# Start of Material supplied

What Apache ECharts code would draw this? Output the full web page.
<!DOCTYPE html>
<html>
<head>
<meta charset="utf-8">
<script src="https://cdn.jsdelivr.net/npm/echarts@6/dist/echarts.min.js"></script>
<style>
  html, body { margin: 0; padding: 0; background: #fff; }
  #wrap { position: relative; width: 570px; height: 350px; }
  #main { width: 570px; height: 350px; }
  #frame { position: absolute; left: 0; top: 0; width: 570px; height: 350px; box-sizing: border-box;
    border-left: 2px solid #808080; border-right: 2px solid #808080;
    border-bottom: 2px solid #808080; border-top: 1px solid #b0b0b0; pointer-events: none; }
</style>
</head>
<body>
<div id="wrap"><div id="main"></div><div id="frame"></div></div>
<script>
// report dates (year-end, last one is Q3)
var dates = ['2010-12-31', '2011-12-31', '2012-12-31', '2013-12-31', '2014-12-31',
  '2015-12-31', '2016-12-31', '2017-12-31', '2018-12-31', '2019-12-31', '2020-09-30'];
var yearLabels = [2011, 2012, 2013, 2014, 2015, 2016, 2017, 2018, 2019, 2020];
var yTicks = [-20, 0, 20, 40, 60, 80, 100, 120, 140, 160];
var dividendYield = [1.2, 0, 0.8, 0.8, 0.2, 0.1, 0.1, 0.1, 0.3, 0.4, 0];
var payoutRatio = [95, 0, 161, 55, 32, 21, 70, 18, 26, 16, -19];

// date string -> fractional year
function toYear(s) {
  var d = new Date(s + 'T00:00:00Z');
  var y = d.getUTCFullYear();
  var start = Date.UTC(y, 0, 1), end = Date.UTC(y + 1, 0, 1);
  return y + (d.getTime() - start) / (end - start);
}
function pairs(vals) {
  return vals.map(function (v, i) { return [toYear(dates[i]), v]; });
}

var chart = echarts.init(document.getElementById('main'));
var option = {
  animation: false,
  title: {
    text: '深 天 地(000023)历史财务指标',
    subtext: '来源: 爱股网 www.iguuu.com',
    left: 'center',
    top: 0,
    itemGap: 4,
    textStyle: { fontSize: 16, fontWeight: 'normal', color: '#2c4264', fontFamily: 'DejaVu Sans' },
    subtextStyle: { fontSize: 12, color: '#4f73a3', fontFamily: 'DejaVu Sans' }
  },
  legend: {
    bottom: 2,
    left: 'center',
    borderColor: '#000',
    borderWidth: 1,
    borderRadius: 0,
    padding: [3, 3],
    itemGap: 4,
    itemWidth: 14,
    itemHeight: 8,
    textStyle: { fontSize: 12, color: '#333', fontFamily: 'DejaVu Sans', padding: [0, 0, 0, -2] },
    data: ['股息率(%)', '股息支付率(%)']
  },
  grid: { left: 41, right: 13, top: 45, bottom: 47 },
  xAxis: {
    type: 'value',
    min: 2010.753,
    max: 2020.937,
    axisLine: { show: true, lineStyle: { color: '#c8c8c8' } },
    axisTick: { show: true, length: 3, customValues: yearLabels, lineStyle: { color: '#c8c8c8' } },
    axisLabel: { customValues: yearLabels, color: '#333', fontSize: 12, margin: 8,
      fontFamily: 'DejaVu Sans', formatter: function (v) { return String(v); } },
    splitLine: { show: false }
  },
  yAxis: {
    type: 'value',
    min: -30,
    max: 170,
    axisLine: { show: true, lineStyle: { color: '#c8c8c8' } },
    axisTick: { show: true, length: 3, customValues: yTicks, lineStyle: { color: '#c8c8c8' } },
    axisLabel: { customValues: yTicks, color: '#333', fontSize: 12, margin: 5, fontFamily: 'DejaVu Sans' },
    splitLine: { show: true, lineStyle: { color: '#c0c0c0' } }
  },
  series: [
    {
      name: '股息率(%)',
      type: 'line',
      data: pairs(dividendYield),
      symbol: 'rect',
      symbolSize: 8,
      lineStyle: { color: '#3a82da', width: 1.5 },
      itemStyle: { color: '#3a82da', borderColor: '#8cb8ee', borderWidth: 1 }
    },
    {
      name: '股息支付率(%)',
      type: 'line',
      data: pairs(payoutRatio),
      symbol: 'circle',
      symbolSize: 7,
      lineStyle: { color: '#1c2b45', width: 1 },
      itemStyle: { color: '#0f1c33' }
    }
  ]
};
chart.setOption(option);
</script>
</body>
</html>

# End of Material supplied
# Start of Material supplied

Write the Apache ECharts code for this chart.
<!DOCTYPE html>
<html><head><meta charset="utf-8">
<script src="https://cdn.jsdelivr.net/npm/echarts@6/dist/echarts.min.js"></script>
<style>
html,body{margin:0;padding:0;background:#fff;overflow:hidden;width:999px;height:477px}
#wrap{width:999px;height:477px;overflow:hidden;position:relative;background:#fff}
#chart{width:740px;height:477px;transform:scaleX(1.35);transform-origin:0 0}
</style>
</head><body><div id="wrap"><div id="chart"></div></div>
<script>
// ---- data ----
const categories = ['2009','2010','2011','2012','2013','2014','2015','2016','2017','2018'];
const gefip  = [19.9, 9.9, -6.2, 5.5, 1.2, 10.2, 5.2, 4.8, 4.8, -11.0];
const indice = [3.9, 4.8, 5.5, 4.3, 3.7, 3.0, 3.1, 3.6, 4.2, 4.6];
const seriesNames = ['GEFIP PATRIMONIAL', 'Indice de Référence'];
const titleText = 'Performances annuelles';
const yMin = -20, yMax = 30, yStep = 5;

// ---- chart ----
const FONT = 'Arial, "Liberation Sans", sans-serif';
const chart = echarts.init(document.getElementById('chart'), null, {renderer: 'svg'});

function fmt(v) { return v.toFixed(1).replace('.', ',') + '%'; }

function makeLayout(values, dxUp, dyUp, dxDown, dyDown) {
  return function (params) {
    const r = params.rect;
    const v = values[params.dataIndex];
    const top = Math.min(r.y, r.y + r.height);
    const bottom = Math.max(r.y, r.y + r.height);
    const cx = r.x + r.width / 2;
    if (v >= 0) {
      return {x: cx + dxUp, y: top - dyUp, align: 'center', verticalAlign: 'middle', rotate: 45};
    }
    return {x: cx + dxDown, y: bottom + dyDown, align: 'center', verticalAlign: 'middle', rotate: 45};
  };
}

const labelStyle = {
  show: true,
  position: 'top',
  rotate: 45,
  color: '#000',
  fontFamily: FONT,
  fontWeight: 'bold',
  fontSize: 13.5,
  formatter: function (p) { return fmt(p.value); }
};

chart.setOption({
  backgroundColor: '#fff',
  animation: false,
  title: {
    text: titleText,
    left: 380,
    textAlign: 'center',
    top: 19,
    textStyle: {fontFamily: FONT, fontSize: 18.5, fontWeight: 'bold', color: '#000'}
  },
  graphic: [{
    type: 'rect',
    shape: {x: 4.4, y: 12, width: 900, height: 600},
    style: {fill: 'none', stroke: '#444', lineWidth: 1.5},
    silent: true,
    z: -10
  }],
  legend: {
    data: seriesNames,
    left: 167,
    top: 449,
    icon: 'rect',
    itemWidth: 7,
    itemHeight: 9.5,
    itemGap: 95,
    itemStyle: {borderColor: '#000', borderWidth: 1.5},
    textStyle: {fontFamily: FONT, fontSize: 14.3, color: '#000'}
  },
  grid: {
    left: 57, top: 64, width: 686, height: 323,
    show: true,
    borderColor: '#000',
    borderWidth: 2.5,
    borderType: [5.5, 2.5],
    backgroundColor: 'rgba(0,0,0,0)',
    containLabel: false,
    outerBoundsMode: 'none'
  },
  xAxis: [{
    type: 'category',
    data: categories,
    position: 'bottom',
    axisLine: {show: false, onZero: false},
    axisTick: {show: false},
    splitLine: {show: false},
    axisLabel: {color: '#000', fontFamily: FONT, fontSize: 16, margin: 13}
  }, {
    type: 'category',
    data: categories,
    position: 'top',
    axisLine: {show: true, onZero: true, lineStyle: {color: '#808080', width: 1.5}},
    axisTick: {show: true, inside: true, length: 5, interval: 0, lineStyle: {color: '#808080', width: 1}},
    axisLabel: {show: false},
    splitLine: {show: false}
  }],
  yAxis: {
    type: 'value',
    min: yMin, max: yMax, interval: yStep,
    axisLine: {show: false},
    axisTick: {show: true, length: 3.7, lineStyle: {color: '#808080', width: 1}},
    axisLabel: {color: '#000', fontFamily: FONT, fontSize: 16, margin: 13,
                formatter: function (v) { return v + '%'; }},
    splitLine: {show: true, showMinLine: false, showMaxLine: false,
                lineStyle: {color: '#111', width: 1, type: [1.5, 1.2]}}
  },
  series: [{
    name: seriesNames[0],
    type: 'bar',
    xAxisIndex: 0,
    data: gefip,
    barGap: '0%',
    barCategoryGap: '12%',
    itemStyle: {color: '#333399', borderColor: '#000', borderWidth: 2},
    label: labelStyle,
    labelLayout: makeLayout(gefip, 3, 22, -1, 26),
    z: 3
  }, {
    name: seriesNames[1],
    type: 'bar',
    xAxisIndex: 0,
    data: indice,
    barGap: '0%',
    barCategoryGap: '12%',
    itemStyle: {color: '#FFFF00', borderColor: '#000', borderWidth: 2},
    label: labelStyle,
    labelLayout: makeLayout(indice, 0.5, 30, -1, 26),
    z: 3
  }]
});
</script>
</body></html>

# End of Material supplied

Collect the lines of the data that carry the word "this".

> [Expected output]:
What Apache ECharts code would draw this? Output the full web page.
Write the Apache ECharts code for this chart.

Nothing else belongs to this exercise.